**Written problem:**
With the pictures omitted, write out the entries that follow exactly as they stand.

**Records for the task:**
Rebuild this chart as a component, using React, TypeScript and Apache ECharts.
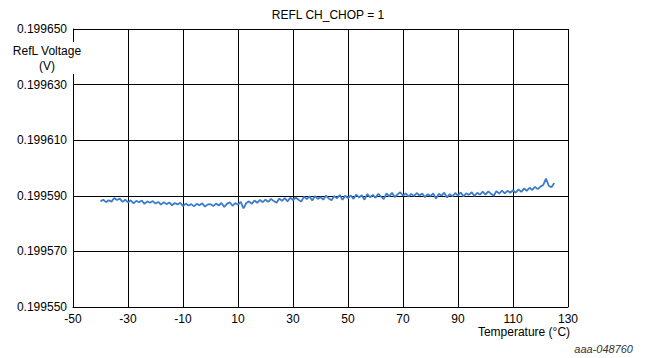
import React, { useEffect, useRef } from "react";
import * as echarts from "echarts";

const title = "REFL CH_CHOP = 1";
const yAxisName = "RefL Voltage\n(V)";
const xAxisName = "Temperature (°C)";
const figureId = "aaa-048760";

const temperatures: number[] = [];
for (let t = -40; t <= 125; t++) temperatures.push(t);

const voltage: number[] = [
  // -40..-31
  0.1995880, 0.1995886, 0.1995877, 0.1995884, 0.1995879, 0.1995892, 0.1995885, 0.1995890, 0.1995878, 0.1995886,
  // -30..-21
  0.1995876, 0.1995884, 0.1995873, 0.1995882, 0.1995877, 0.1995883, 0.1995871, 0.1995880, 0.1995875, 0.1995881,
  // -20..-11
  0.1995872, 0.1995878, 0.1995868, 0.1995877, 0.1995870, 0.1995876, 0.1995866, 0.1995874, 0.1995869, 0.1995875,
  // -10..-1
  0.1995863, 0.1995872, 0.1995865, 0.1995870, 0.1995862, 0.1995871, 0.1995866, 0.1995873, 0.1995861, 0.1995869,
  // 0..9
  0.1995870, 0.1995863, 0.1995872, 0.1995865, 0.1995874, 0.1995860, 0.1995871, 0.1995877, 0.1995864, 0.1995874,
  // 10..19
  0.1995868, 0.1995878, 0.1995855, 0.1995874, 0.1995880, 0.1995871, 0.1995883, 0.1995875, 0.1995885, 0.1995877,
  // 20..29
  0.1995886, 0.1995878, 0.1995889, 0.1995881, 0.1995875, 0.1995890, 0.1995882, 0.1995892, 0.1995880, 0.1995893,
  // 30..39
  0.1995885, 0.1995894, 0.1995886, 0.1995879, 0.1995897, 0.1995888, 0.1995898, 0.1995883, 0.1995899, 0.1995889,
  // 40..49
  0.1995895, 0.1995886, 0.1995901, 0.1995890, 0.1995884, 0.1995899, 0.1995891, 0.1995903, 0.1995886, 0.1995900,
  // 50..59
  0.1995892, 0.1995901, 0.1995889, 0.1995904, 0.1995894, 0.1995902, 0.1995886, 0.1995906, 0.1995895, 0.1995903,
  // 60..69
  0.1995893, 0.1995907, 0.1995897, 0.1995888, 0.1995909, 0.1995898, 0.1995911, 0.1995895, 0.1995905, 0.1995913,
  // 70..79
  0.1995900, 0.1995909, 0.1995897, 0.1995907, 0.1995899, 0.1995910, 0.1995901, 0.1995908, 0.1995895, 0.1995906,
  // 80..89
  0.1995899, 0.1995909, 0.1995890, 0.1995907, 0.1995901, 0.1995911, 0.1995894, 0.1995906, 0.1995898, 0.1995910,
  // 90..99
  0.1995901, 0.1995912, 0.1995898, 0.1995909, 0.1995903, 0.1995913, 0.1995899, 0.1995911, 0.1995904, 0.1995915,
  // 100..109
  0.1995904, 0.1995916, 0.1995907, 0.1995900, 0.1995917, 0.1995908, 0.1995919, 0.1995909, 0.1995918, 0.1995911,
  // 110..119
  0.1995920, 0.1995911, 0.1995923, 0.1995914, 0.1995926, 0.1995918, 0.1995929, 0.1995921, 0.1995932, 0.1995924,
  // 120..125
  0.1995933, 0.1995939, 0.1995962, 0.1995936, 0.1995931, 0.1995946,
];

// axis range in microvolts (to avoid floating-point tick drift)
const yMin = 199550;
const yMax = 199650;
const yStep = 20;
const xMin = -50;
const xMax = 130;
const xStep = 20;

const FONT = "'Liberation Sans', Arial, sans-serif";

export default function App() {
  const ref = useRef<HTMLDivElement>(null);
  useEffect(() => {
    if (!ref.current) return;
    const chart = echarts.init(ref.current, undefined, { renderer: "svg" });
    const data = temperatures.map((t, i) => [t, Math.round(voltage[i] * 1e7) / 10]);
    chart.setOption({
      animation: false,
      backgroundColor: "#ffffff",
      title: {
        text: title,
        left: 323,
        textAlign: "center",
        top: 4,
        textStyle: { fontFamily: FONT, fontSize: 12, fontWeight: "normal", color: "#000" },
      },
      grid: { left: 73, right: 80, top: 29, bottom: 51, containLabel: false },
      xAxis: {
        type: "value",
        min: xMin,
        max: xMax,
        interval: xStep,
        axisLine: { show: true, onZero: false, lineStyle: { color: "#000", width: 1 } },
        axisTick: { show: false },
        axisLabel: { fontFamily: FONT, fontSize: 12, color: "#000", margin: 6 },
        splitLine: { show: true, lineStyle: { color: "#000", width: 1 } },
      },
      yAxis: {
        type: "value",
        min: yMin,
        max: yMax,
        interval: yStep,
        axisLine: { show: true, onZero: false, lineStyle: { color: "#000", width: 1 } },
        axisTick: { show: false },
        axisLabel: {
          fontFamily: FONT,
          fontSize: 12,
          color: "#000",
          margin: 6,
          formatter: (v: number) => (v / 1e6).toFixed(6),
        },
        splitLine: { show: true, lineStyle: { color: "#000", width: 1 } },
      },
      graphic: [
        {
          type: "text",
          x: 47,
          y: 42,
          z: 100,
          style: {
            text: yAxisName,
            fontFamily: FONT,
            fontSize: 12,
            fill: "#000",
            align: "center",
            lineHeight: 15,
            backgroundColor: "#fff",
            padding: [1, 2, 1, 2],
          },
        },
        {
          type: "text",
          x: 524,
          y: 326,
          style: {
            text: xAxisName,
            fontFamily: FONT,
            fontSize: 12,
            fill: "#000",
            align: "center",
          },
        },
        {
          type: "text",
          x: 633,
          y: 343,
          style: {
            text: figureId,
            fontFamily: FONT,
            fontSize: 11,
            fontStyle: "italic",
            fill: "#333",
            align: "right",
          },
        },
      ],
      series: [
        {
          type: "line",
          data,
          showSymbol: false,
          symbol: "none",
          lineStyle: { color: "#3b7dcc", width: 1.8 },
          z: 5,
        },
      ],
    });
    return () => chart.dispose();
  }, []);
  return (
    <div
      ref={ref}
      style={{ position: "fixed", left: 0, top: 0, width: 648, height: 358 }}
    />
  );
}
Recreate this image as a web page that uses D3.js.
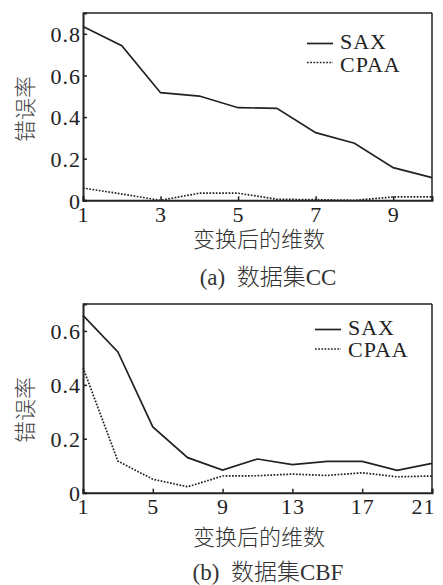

**Task output:**
Rebuild this chart as a component, using React, TypeScript and Apache ECharts.
import React, { useEffect, useRef } from "react";
import * as echarts from "echarts";

const title = "REFL CH_CHOP = 1";
const yAxisName = "RefL Voltage\n(V)";
const xAxisName = "Temperature (°C)";
const figureId = "aaa-048760";

const temperatures: number[] = [];
for (let t = -40; t <= 125; t++) temperatures.push(t);

const voltage: number[] = [
  // -40..-31
  0.1995880, 0.1995886, 0.1995877, 0.1995884, 0.1995879, 0.1995892, 0.1995885, 0.1995890, 0.1995878, 0.1995886,
  // -30..-21
  0.1995876, 0.1995884, 0.1995873, 0.1995882, 0.1995877, 0.1995883, 0.1995871, 0.1995880, 0.1995875, 0.1995881,
  // -20..-11
  0.1995872, 0.1995878, 0.1995868, 0.1995877, 0.1995870, 0.1995876, 0.1995866, 0.1995874, 0.1995869, 0.1995875,
  // -10..-1
  0.1995863, 0.1995872, 0.1995865, 0.1995870, 0.1995862, 0.1995871, 0.1995866, 0.1995873, 0.1995861, 0.1995869,
  // 0..9
  0.1995870, 0.1995863, 0.1995872, 0.1995865, 0.1995874, 0.1995860, 0.1995871, 0.1995877, 0.1995864, 0.1995874,
  // 10..19
  0.1995868, 0.1995878, 0.1995855, 0.1995874, 0.1995880, 0.1995871, 0.1995883, 0.1995875, 0.1995885, 0.1995877,
  // 20..29
  0.1995886, 0.1995878, 0.1995889, 0.1995881, 0.1995875, 0.1995890, 0.1995882, 0.1995892, 0.1995880, 0.1995893,
  // 30..39
  0.1995885, 0.1995894, 0.1995886, 0.1995879, 0.1995897, 0.1995888, 0.1995898, 0.1995883, 0.1995899, 0.1995889,
  // 40..49
  0.1995895, 0.1995886, 0.1995901, 0.1995890, 0.1995884, 0.1995899, 0.1995891, 0.1995903, 0.1995886, 0.1995900,
  // 50..59
  0.1995892, 0.1995901, 0.1995889, 0.1995904, 0.1995894, 0.1995902, 0.1995886, 0.1995906, 0.1995895, 0.1995903,
  // 60..69
  0.1995893, 0.1995907, 0.1995897, 0.1995888, 0.1995909, 0.1995898, 0.1995911, 0.1995895, 0.1995905, 0.1995913,
  // 70..79
  0.1995900, 0.1995909, 0.1995897, 0.1995907, 0.1995899, 0.1995910, 0.1995901, 0.1995908, 0.1995895, 0.1995906,
  // 80..89
  0.1995899, 0.1995909, 0.1995890, 0.1995907, 0.1995901, 0.1995911, 0.1995894, 0.1995906, 0.1995898, 0.1995910,
  // 90..99
  0.1995901, 0.1995912, 0.1995898, 0.1995909, 0.1995903, 0.1995913, 0.1995899, 0.1995911, 0.1995904, 0.1995915,
  // 100..109
  0.1995904, 0.1995916, 0.1995907, 0.1995900, 0.1995917, 0.1995908, 0.1995919, 0.1995909, 0.1995918, 0.1995911,
  // 110..119
  0.1995920, 0.1995911, 0.1995923, 0.1995914, 0.1995926, 0.1995918, 0.1995929, 0.1995921, 0.1995932, 0.1995924,
  // 120..125
  0.1995933, 0.1995939, 0.1995962, 0.1995936, 0.1995931, 0.1995946,
];

// axis range in microvolts (to avoid floating-point tick drift)
const yMin = 199550;
const yMax = 199650;
const yStep = 20;
const xMin = -50;
const xMax = 130;
const xStep = 20;

const FONT = "'Liberation Sans', Arial, sans-serif";

export default function App() {
  const ref = useRef<HTMLDivElement>(null);
  useEffect(() => {
    if (!ref.current) return;
    const chart = echarts.init(ref.current, undefined, { renderer: "svg" });
    const data = temperatures.map((t, i) => [t, Math.round(voltage[i] * 1e7) / 10]);
    chart.setOption({
      animation: false,
      backgroundColor: "#ffffff",
      title: {
        text: title,
        left: 323,
        textAlign: "center",
        top: 4,
        textStyle: { fontFamily: FONT, fontSize: 12, fontWeight: "normal", color: "#000" },
      },
      grid: { left: 73, right: 80, top: 29, bottom: 51, containLabel: false },
      xAxis: {
        type: "value",
        min: xMin,
        max: xMax,
        interval: xStep,
        axisLine: { show: true, onZero: false, lineStyle: { color: "#000", width: 1 } },
        axisTick: { show: false },
        axisLabel: { fontFamily: FONT, fontSize: 12, color: "#000", margin: 6 },
        splitLine: { show: true, lineStyle: { color: "#000", width: 1 } },
      },
      yAxis: {
        type: "value",
        min: yMin,
        max: yMax,
        interval: yStep,
        axisLine: { show: true, onZero: false, lineStyle: { color: "#000", width: 1 } },
        axisTick: { show: false },
        axisLabel: {
          fontFamily: FONT,
          fontSize: 12,
          color: "#000",
          margin: 6,
          formatter: (v: number) => (v / 1e6).toFixed(6),
        },
        splitLine: { show: true, lineStyle: { color: "#000", width: 1 } },
      },
      graphic: [
        {
          type: "text",
          x: 47,
          y: 42,
          z: 100,
          style: {
            text: yAxisName,
            fontFamily: FONT,
            fontSize: 12,
            fill: "#000",
            align: "center",
            lineHeight: 15,
            backgroundColor: "#fff",
            padding: [1, 2, 1, 2],
          },
        },
        {
          type: "text",
          x: 524,
          y: 326,
          style: {
            text: xAxisName,
            fontFamily: FONT,
            fontSize: 12,
            fill: "#000",
            align: "center",
          },
        },
        {
          type: "text",
          x: 633,
          y: 343,
          style: {
            text: figureId,
            fontFamily: FONT,
            fontSize: 11,
            fontStyle: "italic",
            fill: "#333",
            align: "right",
          },
        },
      ],
      series: [
        {
          type: "line",
          data,
          showSymbol: false,
          symbol: "none",
          lineStyle: { color: "#3b7dcc", width: 1.8 },
          z: 5,
        },
      ],
    });
    return () => chart.dispose();
  }, []);
  return (
    <div
      ref={ref}
      style={{ position: "fixed", left: 0, top: 0, width: 648, height: 358 }}
    />
  );
}
Recreate this image as a web page that uses D3.js.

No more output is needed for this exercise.